Zaghari-Ratcliffe served five years in prison after being taken into custody at Tehran’s airport in April 2016 and convicted of plotting the overthrow of Iran’s government — a charge that she, her supporters and rights groups deny.
Zaghari-Ratcliffe was employed by the Thomson Reuters Foundation, the charitable arm of the news agency, and was arrested as she was returning home to the UK after visiting family.
Rights groups accuse Iran of holding dual-nationals as bargaining chips for money or influence in negotiations with the West, something Tehran denies.
In May, she was sentenced to an additional year in prison on charges of spreading “propaganda against the system” for having participated in a protest outside the Iranian Embassy in London in 2009.
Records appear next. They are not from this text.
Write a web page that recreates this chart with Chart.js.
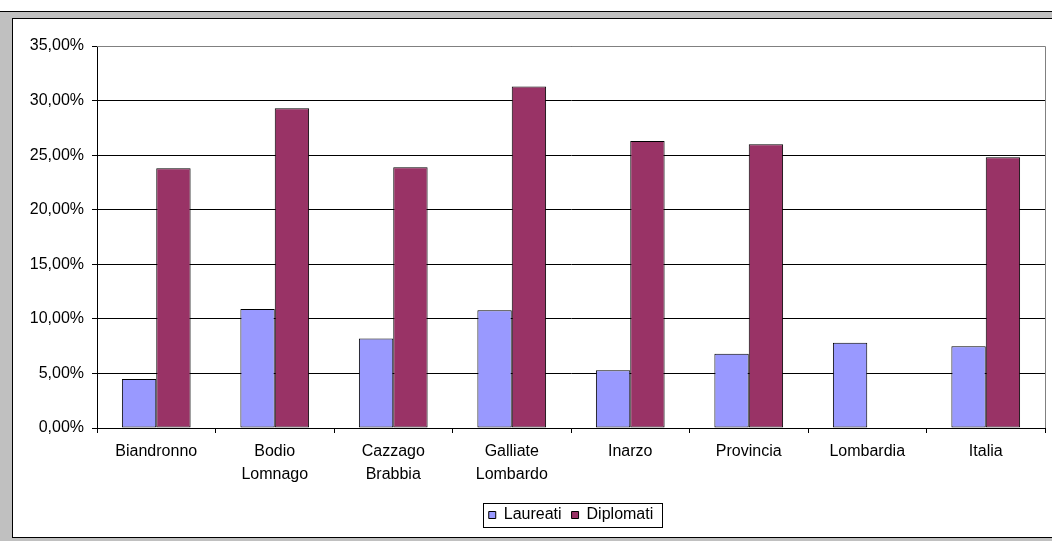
<!DOCTYPE html>
<html>
<head>
<meta charset="utf-8">
<script src="https://cdn.jsdelivr.net/npm/chart.js@4.4.1/dist/chart.umd.min.js"></script>
<style>
  html, body { margin: 0; padding: 0; background: #fff; width: 1052px; height: 541px; overflow: hidden; }
  #topline { position: absolute; left: 0; top: 11px; width: 1052px; height: 1px; background: #000; }
  #grey { position: absolute; left: 0; top: 12px; width: 1052px; height: 529px; background: #c0c0c0; }
  #frame { position: absolute; left: 12px; top: 18px; width: 1040px; height: 520px; background: #000; }
  #wrap { position: absolute; left: 13px; top: 19px; width: 1039px; height: 518px; background: #fff; }
  canvas { display: block; }
</style>
</head>
<body>
<div id="topline"></div>
<div id="grey"></div>
<div id="frame"></div>
<div id="wrap"><canvas id="c" width="1039" height="518"></canvas></div>
<script>
// ---- data ----
const categories = [["Biandronno"], ["Bodio", "Lomnago"], ["Cazzago", "Brabbia"], ["Galliate", "Lombardo"], ["Inarzo"], ["Provincia"], ["Lombardia"], ["Italia"]];
const seriesNames = ["Laureati", "Diplomati"];
const laureati = [4.5, 10.9, 8.2, 10.8, 5.3, 6.8, 7.8, 7.5];
const diplomati = [23.8, 29.3, 23.9, 31.3, 26.3, 26.0, null, 24.8];
const yTicks = { min: 0, max: 35, step: 5 };

const FONT = "'Liberation Sans', Arial, sans-serif";

const frameAndLegendBox = {
  id: 'frameAndLegendBox',
  afterLayout(chart) {
    const lg = chart.legend;
    const ca = chart.chartArea;
    if (!lg) return;
    const cx = (ca.left + ca.right) / 2;
    const shift = cx - (lg.left + lg.right) / 2;
    lg.left += shift; lg.right += shift;
    const h = lg.bottom - lg.top;
    const desiredCenter = 496;
    const pad = lg.options.labels.padding;
    const fs = 16;
    const newTop = desiredCenter - pad - fs / 2;
    lg.top = newTop; lg.bottom = newTop + h;
  },
  beforeDatasetsDraw(chart) {
    const ctx = chart.ctx, ca = chart.chartArea;
    ctx.save();
    ctx.strokeStyle = '#808080';
    ctx.lineWidth = 1;
    ctx.beginPath();
    ctx.moveTo(ca.left, ca.top + 0.5);
    ctx.lineTo(Math.round(ca.right) + 0.5, ca.top + 0.5);
    ctx.lineTo(Math.round(ca.right) + 0.5, ca.bottom);
    ctx.stroke();
    ctx.restore();
  },
  afterDraw(chart) {
    const lg = chart.legend;
    if (!lg) return;
    const ctx = chart.ctx;
    const pad = lg.options.labels.padding;
    const contentW = lg.lineWidths[0] - pad;
    const x0 = (lg.left + lg.right) / 2 - contentW / 2;
    const cy = 496;
    ctx.save();
    ctx.strokeStyle = '#000';
    ctx.lineWidth = 1;
    ctx.strokeRect(Math.round(x0 - 6) + 0.5, Math.round(cy - 12) + 0.5, Math.round(contentW + 14), 24);
    ctx.restore();
  }
};

new Chart(document.getElementById('c'), {
  type: 'bar',
  data: {
    labels: categories,
    datasets: [
      { label: seriesNames[0], data: laureati, backgroundColor: '#9999FF', borderColor: '#000', borderWidth: 1, borderSkipped: false },
      { label: seriesNames[1], data: diplomati, backgroundColor: '#993366', borderColor: '#000', borderWidth: 1, borderSkipped: false }
    ]
  },
  options: {
    responsive: false,
    animation: false,
    devicePixelRatio: 1,
    datasets: { bar: { categoryPercentage: 0.58, barPercentage: 1.0 } },
    layout: { padding: { top: 27, right: 7, left: 0, bottom: 0 } },
    plugins: {
      tooltip: { enabled: false },
      title: { display: false },
      legend: {
        display: true,
        position: 'bottom',
        labels: {
          boxWidth: 7, boxHeight: 7, padding: 10,
          color: '#000',
          font: { family: FONT, size: 16 },
          generateLabels(chart) {
            return chart.data.datasets.map((ds, i) => ({
              text: ds.label, fillStyle: ds.backgroundColor, strokeStyle: '#000', lineWidth: 1,
              hidden: false, datasetIndex: i, fontColor: '#000'
            }));
          }
        }
      }
    },
    scales: {
      x: {
        offset: true,
        grid: { offset: true, drawOnChartArea: false, drawTicks: true, tickLength: 5, color: '#000', lineWidth: 1 },
        border: { color: '#000', width: 1 },
        ticks: { color: '#000', font: { family: FONT, size: 16, lineHeight: 1.45 }, padding: 7, maxRotation: 0, autoSkip: false },
        afterFit(scale) { scale.height = 73; }
      },
      y: {
        min: yTicks.min, max: yTicks.max,
        grid: { color: '#000', lineWidth: 1, tickLength: 5, drawTicks: true },
        border: { color: '#000', width: 1 },
        ticks: {
          stepSize: yTicks.step, color: '#000', padding: 8,
          font: { family: FONT, size: 16 },
          callback: v => v.toFixed(2).replace('.', ',') + '%'
        },
        afterFit(scale) { scale.width = 84; }
      }
    }
  },
  plugins: [frameAndLegendBox]
});
</script>
</body>
</html>
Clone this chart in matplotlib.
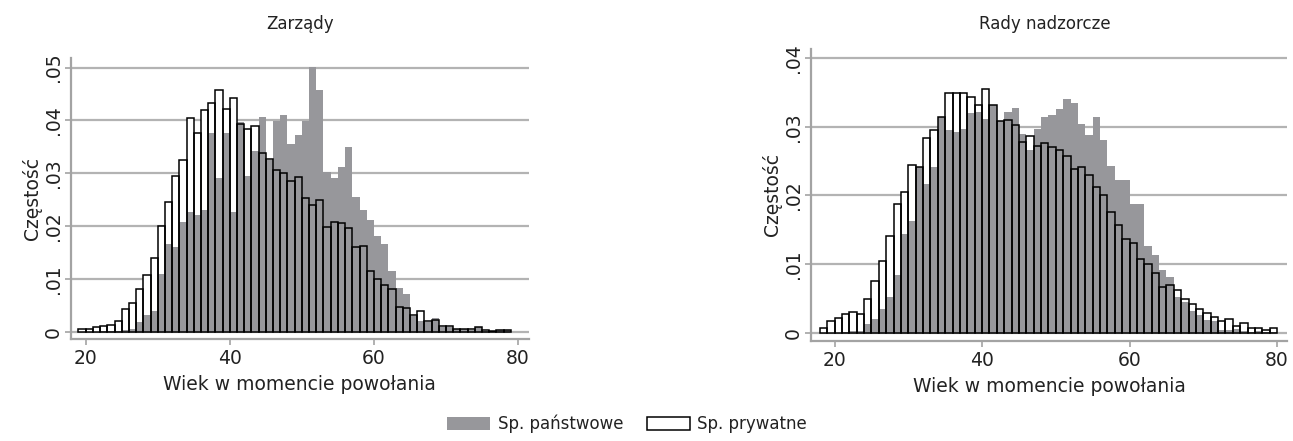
import matplotlib
matplotlib.use("Agg")
import matplotlib.pyplot as plt
from matplotlib.patches import Patch
import numpy as np

plt.rcParams['font.family'] = ['DejaVu Sans']

# ---- data: 1-year bins (left edges) ----
age_zarzady = np.arange(19, 79)
zarz_panstwowe = [
    0.0000, 0.0000, 0.0000, 0.0001, 0.0001, 0.0002, 0.0004, 0.0006, 0.0019, 0.0032,
    0.0040, 0.0109, 0.0166, 0.0160, 0.0208, 0.0226, 0.0222, 0.0230, 0.0377, 0.0291,
    0.0377, 0.0226, 0.0397, 0.0295, 0.0343, 0.0406, 0.0325, 0.0398, 0.0411, 0.0355,
    0.0372, 0.0398, 0.0501, 0.0458, 0.0302, 0.0291, 0.0312, 0.0350, 0.0256, 0.0230,
    0.0212, 0.0182, 0.0166, 0.0115, 0.0083, 0.0071, 0.0031, 0.0021, 0.0019, 0.0027,
    0.0010, 0.0010, 0.0005, 0.0005, 0.0004, 0.0009, 0.0002, 0.0001, 0.0003, 0.0003]
zarz_prywatne = [
    0.0006, 0.0006, 0.0009, 0.0011, 0.0013, 0.0020, 0.0044, 0.0054, 0.0081, 0.0107,
    0.0139, 0.0201, 0.0245, 0.0295, 0.0326, 0.0404, 0.0377, 0.0419, 0.0432, 0.0458,
    0.0422, 0.0442, 0.0393, 0.0384, 0.0389, 0.0339, 0.0328, 0.0307, 0.0300, 0.0285,
    0.0293, 0.0253, 0.0240, 0.0250, 0.0199, 0.0208, 0.0206, 0.0196, 0.0160, 0.0163,
    0.0115, 0.0100, 0.0089, 0.0081, 0.0047, 0.0045, 0.0033, 0.0039, 0.0020, 0.0023,
    0.0011, 0.0011, 0.0006, 0.0006, 0.0005, 0.0009, 0.0003, 0.0002, 0.0004, 0.0004]

age_rady = np.arange(18, 80)
rady_panstwowe = [
    0.0000, 0.0000, 0.0000, 0.0001, 0.0003, 0.0003, 0.0013, 0.0021, 0.0035, 0.0053,
    0.0084, 0.0144, 0.0163, 0.0241, 0.0217, 0.0242, 0.0314, 0.0295, 0.0293, 0.0296,
    0.0320, 0.0322, 0.0311, 0.0331, 0.0308, 0.0322, 0.0327, 0.0289, 0.0266, 0.0296,
    0.0314, 0.0317, 0.0326, 0.0341, 0.0334, 0.0304, 0.0288, 0.0314, 0.0281, 0.0243,
    0.0223, 0.0223, 0.0187, 0.0187, 0.0126, 0.0113, 0.0092, 0.0082, 0.0053, 0.0045,
    0.0032, 0.0026, 0.0019, 0.0017, 0.0005, 0.0005, 0.0006, 0.0003, 0.0002, 0.0003,
    0.0002, 0.0001]
rady_prywatne = [
    0.0007, 0.0018, 0.0022, 0.0027, 0.0031, 0.0028, 0.0050, 0.0076, 0.0105, 0.0141,
    0.0187, 0.0205, 0.0245, 0.0242, 0.0283, 0.0295, 0.0314, 0.0349, 0.0349, 0.0349,
    0.0343, 0.0332, 0.0355, 0.0332, 0.0309, 0.0310, 0.0302, 0.0278, 0.0286, 0.0272,
    0.0277, 0.0271, 0.0266, 0.0258, 0.0238, 0.0242, 0.0230, 0.0212, 0.0201, 0.0176,
    0.0157, 0.0137, 0.0131, 0.0107, 0.0101, 0.0088, 0.0067, 0.0070, 0.0062, 0.0050,
    0.0042, 0.0035, 0.0029, 0.0023, 0.0018, 0.0020, 0.0010, 0.0015, 0.0008, 0.0008,
    0.0004, 0.0007]

titles = ["Zarządy", "Rady nadzorcze"]
x_ticks = [20, 40, 60, 80]
y_ticks_z = [0, 0.01, 0.02, 0.03, 0.04, 0.05]
y_ticks_r = [0, 0.01, 0.02, 0.03, 0.04]
legend_labels = ["Sp. państwowe", "Sp. prywatne"]

GRAY = "#97979b"
GRID = "#b3b3b3"
AXC = "#a3a3a3"
TXT = "#222222"

W, H = 1293, 441
fig = plt.figure(figsize=(W / 100, H / 100), dpi=100)

def frac(x0, x1, ytop, ybot):
    return [x0 / W, 1 - ybot / H, (x1 - x0) / W, (ybot - ytop) / H]

ax1 = fig.add_axes(frac(71, 528.5, 58, 339))
ax2 = fig.add_axes(frac(811, 1287, 49, 341))

def draw(ax, ages, panst, pryw, yticks, xlim, ylim):
    ax.bar(ages, pryw, width=1, align="edge", color="white", linewidth=0, zorder=2)
    ax.bar(ages, panst, width=1, align="edge", color=GRAY, linewidth=0, zorder=3)
    ax.bar(ages, pryw, width=1, align="edge", facecolor="none", edgecolor="black",
           linewidth=1.1, zorder=4)
    ax.set_xlim(*xlim)
    ax.set_ylim(*ylim)
    ax.set_xticks(x_ticks)
    ax.set_xticklabels([str(t) for t in x_ticks])
    ax.set_yticks(yticks)
    ax.set_yticklabels(["0"] + [("%.2f" % t)[1:] for t in yticks[1:]],
                       rotation=90, va="center")
    ax.yaxis.grid(True, color=GRID, linewidth=1.6, zorder=1)
    ax.set_axisbelow(True)
    for s in ["top", "right"]:
        ax.spines[s].set_visible(False)
    for s in ["left", "bottom"]:
        ax.spines[s].set_color(AXC)
        ax.spines[s].set_linewidth(1.6)
    ax.tick_params(axis="both", direction="out", length=4, width=1.2,
                   color=AXC, labelcolor=TXT, labelsize=13.5)
    ax.tick_params(axis="x", pad=3)
    ax.tick_params(axis="y", pad=2)
    ax.set_xlabel("Wiek w momencie powołania", fontsize=13.5, color=TXT, labelpad=5)
    ax.set_ylabel("Częstość", fontsize=13.5, color=TXT, labelpad=1)

draw(ax1, age_zarzady, zarz_panstwowe, zarz_prywatne, y_ticks_z,
     (17.96, 81.45), (-0.00132, 0.0518))
draw(ax2, age_rady, rady_panstwowe, rady_prywatne, y_ticks_r,
     (16.8, 81.34), (-0.00116, 0.0413))

fig.text(300 / W, 1 - 24 / H, titles[0], ha="center", va="center", fontsize=12, color=TXT)
fig.text(1045 / W, 1 - 24 / H, titles[1], ha="center", va="center", fontsize=12, color=TXT)

handles = [Patch(facecolor=GRAY, edgecolor=GRAY, linewidth=0),
           Patch(facecolor="white", edgecolor="black", linewidth=1.1)]
fig.legend(handles, legend_labels, loc="center", bbox_to_anchor=(627 / W, 1 - 424 / H),
           ncol=2, frameon=False, fontsize=12, handlelength=2.6, handleheight=0.75,
           handletextpad=0.45, columnspacing=1.4, labelcolor=TXT)

fig.savefig("out.png", dpi=100)
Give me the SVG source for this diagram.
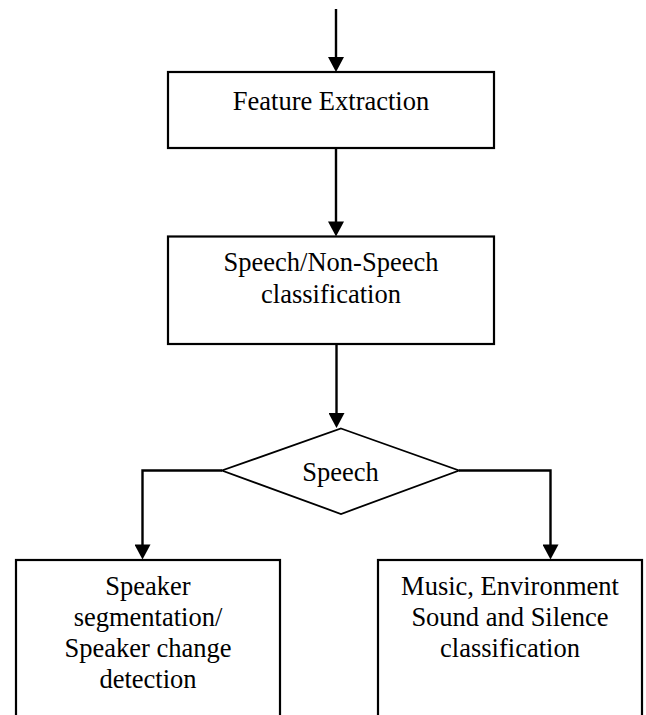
<svg xmlns="http://www.w3.org/2000/svg" width="646" height="715" viewBox="0 0 646 715">
<defs>
<style>
.box{fill:#fff;stroke:#000;stroke-width:2.2}
.dia{fill:#fff;stroke:#000;stroke-width:1.8}
.lbl{font-family:"Liberation Serif","Times New Roman",serif;font-size:26.5px;fill:#000;text-anchor:middle}
.con{fill:none;stroke:#000;stroke-width:2.4}
</style>
<marker id="ah" markerUnits="userSpaceOnUse" markerWidth="16" markerHeight="16" viewBox="0 0 15 16" refX="5" refY="8" orient="auto">
<path d="M0,0 L15,8 L0,16 z" fill="#000"/>
</marker>
</defs>
<rect width="646" height="715" fill="#fff"/>
<g id="connectors">
<path class="con" d="M336,9 V62" marker-end="url(#ah)"/>
<path class="con" d="M336,148 V226.5" marker-end="url(#ah)"/>
<path class="con" d="M336.5,344 V418" marker-end="url(#ah)"/>
<path class="con" d="M222,470.5 H142.5 V549.5" marker-end="url(#ah)"/>
<path class="con" d="M459,470.5 H550.5 V549.5" marker-end="url(#ah)"/>
</g>
<g id="feature-extraction">
<rect class="box" x="168" y="72" width="326" height="76"/>
<text class="lbl" x="331" y="110">Feature Extraction</text>
</g>
<g id="speech-nonspeech">
<rect class="box" x="168" y="236.5" width="326" height="107.5"/>
<text class="lbl" x="331" y="271">Speech/Non-Speech</text>
<text class="lbl" x="331" y="302.5">classification</text>
</g>
<g id="speech-decision">
<polygon class="dia" points="341,428.5 459,470.5 341,514 222,470.5"/>
<text class="lbl" x="340.5" y="481">Speech</text>
</g>
<g id="speaker-segmentation">
<rect class="box" x="16" y="560" width="264" height="170"/>
<text class="lbl" x="148" y="595">Speaker</text>
<text class="lbl" x="148" y="626">segmentation/</text>
<text class="lbl" x="148" y="657">Speaker change</text>
<text class="lbl" x="148" y="688">detection</text>
</g>
<g id="music-environment">
<rect class="box" x="378" y="560" width="264" height="170"/>
<text class="lbl" x="510" y="595">Music, Environment</text>
<text class="lbl" x="510" y="626">Sound and Silence</text>
<text class="lbl" x="510" y="657">classification</text>
</g>
</svg>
An appeals court last month upheld the verdict, which includes a one-year travel ban, meaning she would not be able to leave Iran until 2023.
Her husband appeared glum after he met on Thursday with British Minister of State for Middle East and North Africa James Cleverly in the wake of discussions he had with Iranian officials in London.
He is hoping that his hunger strike will resonate, as the government has seen “there’s a huge depth of care around the country for Nazanin’s case, and they need to take notice.”
Ratcliffe has said his wife is being used as “leverage” by Tehran, specifically with regard to the UK’s failure to pay an outstanding £400 million (US$537 million) debt to Iran.